The Australian solar industry will soon be subject to a new audit program to test the quality and composition of photovoltaic panels where they are made, to ensure the final products being installed on Australian rooftops are of a consistently high standard.
The Positive Quality program – launched on Thursday by the Australian Solar Council with the backing of market leaders Yingli Solar, Trina Solar, JA Solar and locally-based company Solar Juice – is an independent, industry-led initiative that aims set a new standard of quality control in the Australian market, and increase public confidence in switching to solar.
The voluntary program – companies will have to opt in to be part of it – will see random audits conducted on solar manufacturers who export their panels to Australia.
The tests – conducted four times every year, with just half an hour’s notice – will include audits on all company certifications, a 60 point factory check, detailed random testing of solar panels, and financial verification, to ensure a manufacturer is not on the brink of collapse.
Solar panels that meet the ASC standards will be certified under the Positive Quality program.
ASC chief John Grimes says the audit program will fill a regulatory breach that has concerned industry bodies and market leaders since cheap solar panels started flooding the Australian market.
“Until now, a paper assessment, once every five years, is all that has been done before a particular solar panel can be used in Australia,” Grimes told RenewEconomy on the sidelines of the 2014 Solar Conference & Expo.
“There has been no way (until now) for the public to identify genuine quality solar panels,” Grimes said. “Instead, we see disreputable manufacturers ‘gaming the system,’ substituting cheap materials and pricing quality manufacturers out of the market.

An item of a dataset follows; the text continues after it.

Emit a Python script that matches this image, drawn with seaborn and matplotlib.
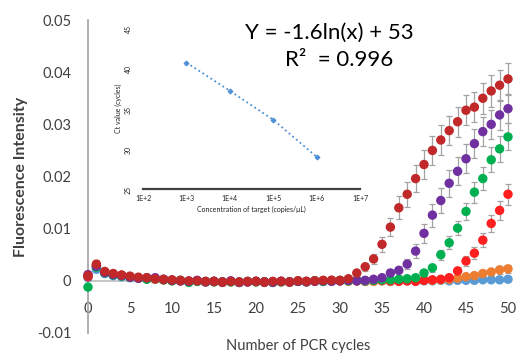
import matplotlib
matplotlib.use('Agg')
import matplotlib.pyplot as plt
import seaborn as sns
import numpy as np
import pandas as pd

# PCR cycles 0..50
cycles = list(range(51))

# fluorescence intensity per sample, in units of 1e-4
blue = [6, 22, 14, 10, 8, 6, 5, 4, 3, 2, 1,
        0, -1, 0, -1, -1, -2, -1, -2, -2, -1,
        -2, -2, -1, -2, -1, -1, 0, -1, 0, 0,
        0, 0, -1, 0, 0, -1, 0, 0, 0, 0,
        0, 1, 0, 1, 1, 1, 2, 2, 2, 3]
orange = [10, 28, 16, 12, 10, 7, 5, 4, 3, 2, 0,
          0, -2, -1, -2, -2, -3, -2, -3, -2, -2,
          -3, -2, -2, -3, -1, -2, -1, -1, 0, 0,
          -1, 0, -1, -1, 0, -1, 0, 0, 1, 1,
          1, 2, 3, 5, 8, 10, 14, 17, 21, 23]
red = [8, 30, 17, 13, 11, 8, 6, 4, 4, 2, 1,
       0, -2, 0, -2, -1, -3, -1, -3, -2, -1,
       -3, -2, -1, -2, 0, -1, 0, 0, 1, 0,
       1, 0, 0, 1, 1, 0, -1, 0, -1, 1,
       2, 3, 6, 19, 38, 53, 78, 110, 135, 166]
green = [-12, 26, 15, 11, 9, 7, 6, 3, 4, 2, 0,
         1, -3, -1, -2, -2, -2, -2, -3, -1, -2,
         -2, -3, -2, -2, -1, -2, 0, -1, 0, 1,
         0, 1, 0, 1, 2, 2, 3, 4, 6, 15,
         25, 50, 73, 101, 133, 170, 196, 232, 253, 276]
purple = [12, 28, 16, 12, 10, 7, 5, 6, 6, 3, 1,
          0, -1, 1, -2, -1, -2, 0, -3, -2, -1,
          -2, -3, -1, -2, -1, -2, -1, 0, -1, 0,
          1, 0, 1, 3, 6, 15, 20, 32, 57, 91,
          126, 154, 187, 210, 234, 263, 286, 300, 318, 330]
darkred = [10, 32, 18, 14, 11, 9, 7, 6, 4, 3, 2,
           1, 0, 0, -1, -1, -2, -1, -2, -1, -1,
           -2, -1, -1, -2, 0, -1, 0, 1, 1, 1,
           4, 15, 27, 42, 70, 103, 140, 166, 196, 223,
           250, 270, 288, 305, 327, 333, 350, 364, 375, 387]

# error bar half-lengths, same units
blue_err = [3, 5, 3, 3, 3, 3, 3, 3, 3, 3, 3,
            3, 3, 3, 3, 3, 3, 3, 3, 3, 3,
            3, 3, 3, 3, 3, 3, 3, 3, 3, 3,
            3, 3, 3, 3, 3, 3, 3, 3, 3, 3,
            3, 3, 3, 3, 3, 3, 3, 3, 3, 3]
orange_err = [3, 5, 3, 3, 3, 3, 3, 3, 3, 3, 3,
              3, 3, 3, 3, 3, 3, 3, 3, 3, 3,
              3, 3, 3, 3, 3, 3, 3, 3, 3, 3,
              3, 3, 3, 3, 3, 3, 3, 3, 3, 3,
              3, 3, 4, 4, 5, 5, 6, 6, 7, 8]
red_err = [3, 5, 3, 3, 3, 3, 3, 3, 3, 3, 3,
           3, 3, 3, 3, 3, 3, 3, 3, 3, 3,
           3, 3, 3, 3, 3, 3, 3, 3, 3, 3,
           3, 3, 3, 3, 3, 3, 3, 3, 3, 3,
           3, 4, 5, 7, 9, 11, 14, 16, 18, 20]
green_err = [3, 5, 3, 3, 3, 3, 3, 3, 3, 3, 3,
             3, 3, 3, 3, 3, 3, 3, 3, 3, 3,
             3, 3, 3, 3, 3, 3, 3, 3, 3, 3,
             3, 3, 3, 3, 3, 3, 4, 4, 5, 6,
             8, 10, 12, 14, 17, 20, 22, 24, 25, 26]
purple_err = [3, 5, 3, 3, 3, 3, 3, 3, 3, 3, 3,
              3, 3, 3, 3, 3, 3, 3, 3, 3, 3,
              3, 3, 3, 3, 3, 3, 3, 3, 3, 3,
              3, 3, 3, 4, 5, 7, 8, 10, 14, 18,
              22, 24, 26, 27, 28, 28, 28, 28, 28, 28]
darkred_err = [5, 8, 5, 4, 4, 3, 3, 3, 3, 3, 3,
               3, 3, 3, 3, 3, 3, 3, 3, 3, 3,
               3, 3, 3, 3, 3, 3, 3, 3, 3, 3,
               4, 6, 8, 10, 14, 18, 22, 24, 26, 27,
               28, 28, 28, 29, 29, 29, 30, 30, 30, 30]

series = ['S1', 'S2', 'S3', 'S4', 'S5', 'S6']
values = [blue, orange, red, green, purple, darkred]
errors = [blue_err, orange_err, red_err, green_err, purple_err, darkred_err]
colors = ['#5b9bd5', '#ed7d31', '#ff1f1f', '#00b050', '#7030a0', '#c0282a']

yticks = [-0.01, 0, 0.01, 0.02, 0.03, 0.04, 0.05]
ylabels = ['-0.01', '0', '0.01', '0.02', '0.03', '0.04', '0.05']
xticks = [0, 5, 10, 15, 20, 25, 30, 35, 40, 45, 50]

# inset: standard curve
conc = [1e3, 1e4, 1e5, 1e6]
ct = [40.7, 37.2, 33.6, 29.0]
inset_xticks = [1e2, 1e3, 1e4, 1e5, 1e6, 1e7]
inset_xlabels = ['1E+2', '1E+3', '1E+4', '1E+5', '1E+6', '1E+7']
inset_yticks = [25, 30, 35, 40, 45]

rows = []
for name, v, e in zip(series, values, errors):
    for c, vi, ei in zip(cycles, v, e):
        rows.append({'cycle': c, 'intensity': vi / 1e4, 'err': ei / 1e4, 'series': name})
df = pd.DataFrame(rows)

sns.set_theme(style='white')
plt.rcParams['font.family'] = ['Lato', 'DejaVu Sans']

fig = plt.figure(figsize=(5.17, 3.58), dpi=100)
ax = fig.add_axes([88 / 517, 25 / 358, 420 / 517, 313 / 358])

for name, col in zip(series, colors):
    d = df[df['series'] == name]
    ax.errorbar(d['cycle'], d['intensity'], yerr=d['err'], fmt='none',
                ecolor='#a3a3a3', elinewidth=0.9, capsize=2, capthick=0.9,
                zorder=2, clip_on=False)
sns.scatterplot(data=df, x='cycle', y='intensity', hue='series', palette=colors,
                s=46, edgecolor='none', legend=False, ax=ax, zorder=3, clip_on=False)

ax.set_xlim(0, 50)
ax.set_ylim(-0.01, 0.05)
ax.spines['top'].set_visible(False)
ax.spines['right'].set_visible(False)
ax.spines['bottom'].set_position(('data', 0))
ax.spines['bottom'].set_color('#bfbfbf')
ax.spines['left'].set_color('#a6a6a6')
ax.set_xticks(xticks)
ax.set_yticks(yticks)
ax.set_yticklabels(ylabels)
ax.tick_params(axis='x', length=0, pad=15, labelsize=10.5, labelcolor='#404040')
ax.tick_params(axis='y', length=2, direction='in', color='#a6a6a6', pad=12,
               labelsize=10.5, labelcolor='#404040')
ax.set_xlabel('Number of PCR cycles', fontsize=10.5, color='#404040')
ax.xaxis.set_label_coords(0.5, -0.02)
ax.set_ylabel('Fluorescence Intensity', fontsize=11.5, color='#404040', fontweight='bold')
ax.yaxis.set_label_coords(-0.142, 0.5)

ax.text(245 / 517, 1 - 33 / 358, 'Y = -1.6ln(x) + 53', transform=fig.transFigure,
        fontsize=16, va='center', ha='left', color='black')
ax.text(285 / 517, 1 - 60 / 358, 'R\u00b2  = 0.996', transform=fig.transFigure,
        fontsize=16, va='center', ha='left', color='black')

# inset
ins = fig.add_axes([143 / 517, 169 / 358, 217 / 517, 161 / 358])
ins.patch.set_alpha(0)
sns.lineplot(x=conc, y=ct, ax=ins, color='#4f8fd6', linestyle=':', linewidth=1.3,
             marker='D', markersize=2.5, markeredgecolor='#4f8fd6')
ins.set_xscale('log')
ins.set_xlim(1e2, 1e7)
ins.set_ylim(25, 45)
ins.set_xticks(inset_xticks)
ins.set_xticklabels(inset_xlabels)
ins.minorticks_off()
ins.set_yticks(inset_yticks)
for s in ['top', 'right', 'left']:
    ins.spines[s].set_visible(False)
ins.spines['bottom'].set_color('#404040')
ins.spines['bottom'].set_linewidth(1.6)
ins.tick_params(axis='x', length=0, pad=4, labelsize=5, labelcolor='#222222')
ins.tick_params(axis='y', length=0, pad=8, labelsize=5, labelcolor='#222222', labelrotation=90)
ins.set_xlabel('Concentration of target (copies/\u03bcL)', fontsize=5, color='#222222', labelpad=3)
ins.set_ylabel('Ct value (cycles)', fontsize=5, color='#222222', labelpad=2)

fig.savefig('out.png', dpi=100)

Daman Cole, managing director of Yingli Energy Australia – one of the founding partners of the Positive Quality program – said part of his company’s motivation for backing the new regulations was to raise the overall standard of the Australian PV market, which he described as “one of the most saturated” in the world.
“We want consumers to approach buying solar with the same discerning approach they use to buy a sandwich,” Cole said. As with sandwiches, he said, the main ingredients of solar panels are largely the same, but the quality of these ingredients and the way they were put together varied greatly.
“You want to choose the cheese made in Tasmania, and the ham that has been organically grown,” he said.
Cole said the measures would also help expose some companies for a lot of “fluffy things” they fed to the consumer, such as the oft-quoted “German manufactured,” which, upon close investigation, could mean any number of things.
Finally, he said, Yingli supported the measures because it didn’t want to give oil and fossil fuel companies any reason to talk the solar industry down.
As the Australia’s insulation industry learned the hard way, a lack of industry-led regulation can be disastrous – especially under the circumstances of a subsidy-driven boom. And in the current political environment, it is more important that ever for the nation’s solar industry to self-regulate.